En faveur des Etrangers, on a ajouté aux mots, & aux phrases des bons Ecrivains le genre de chaque nom avec la terminaison féminine des adjectifs, & l’on en a donné des exemples. On a expliqué les diverses significations d’un même mot, découvert le sens des dictions dificiles, ou équivoques, mis le régime des verbes, & des adjectifs, & même quand les verbes sont irreguliers, ou mal-aisez à conjuguer, on en a marqué la prémiere personne du présent, du préterit, du futur, & de l’imperatif.

Pour rendre l’ouvrage encore plus-utile, on y fait entrer les termes ordinaires des Arts, & presque toutes les remarques qui jusques ici ont été faites sur la Langue. On montre le diférent usage des mots, leur aplication dans les divers stiles, & la maniere dont on les doit prononcer lorsqu’ils ne se pronōncent pas comme ils s’écrivent.

A l’égard de chaque mot, on a observé cet ordre. On a commencé par le sens propre avec les façons de parler qui se raportent à ce sens. On y a joint le figuré avec ses phrases. On a accompagné cela de quelques proverbes, au cas que sur le mot il y en ait eu de raisonnables, & on a marqué si le mot est un terme d’art, s’il est vrai qu’il en soit un.

Touchant l’Ortographe, on a gardé un milieu entre l’ancienne, & celle qui est tout à fait moderne, & qui défigure la Langue. On a seulement retranché de plusieurs mots les lettres qui ne rendent pas les mots méconnoissables quand elles en sont otées, & qui ne se prononçant point, embarassent les Etrangers, & la plu-part des Provinciaux. On a écrit avocat, batistere, batême, colére, mélancolie, plu, reçu, revuë, tisanne, tresor, & non pas advocat, baptistere, baptême, cholere, melancholie, pleu, reveue, ptisane, thresor.

Dans la même vuë on retranche l’s qui se trouve apres un é clair ; & qui ne se prononce point, & on met un accent aigu sur l’é clair qui accompagnoit cette s : si bien que présentement on écrit dédain, détruire, répondre, & non pas desdain, destruire, respondre.

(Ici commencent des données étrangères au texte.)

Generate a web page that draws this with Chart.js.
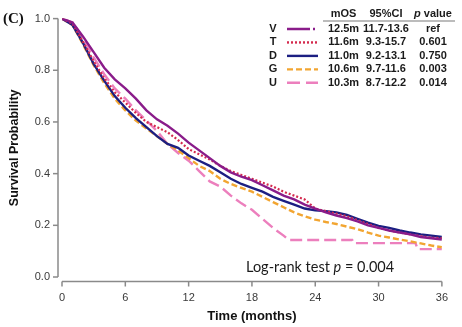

On retranche aussi l’s qui fait la silabe longue, & qui ne se prononce point, soit que cette s, se rencontre avec un è ouvert, ou avec quelque autre lettre, & on marque cet e ou cette autre lettre d’un circonflexe qui montre que la silabe est longue. On écrit Apôtre, jeûne, tempête, & non pas Apostre, jeusne, tempeste. Cette derniére façon d’ortographier est contestée. Néanmoins, parce qu’elle empêche qu’on ne se trompe à la prononciation, & qu’elle est autorisée par d’habiles gens, j’ai trouvé à propos de la suivre si ce n’est à l’égard de certains mots qui sont si nuds lorsqu’on en a oté quelque lettre qu’on ne les reconnoit pas.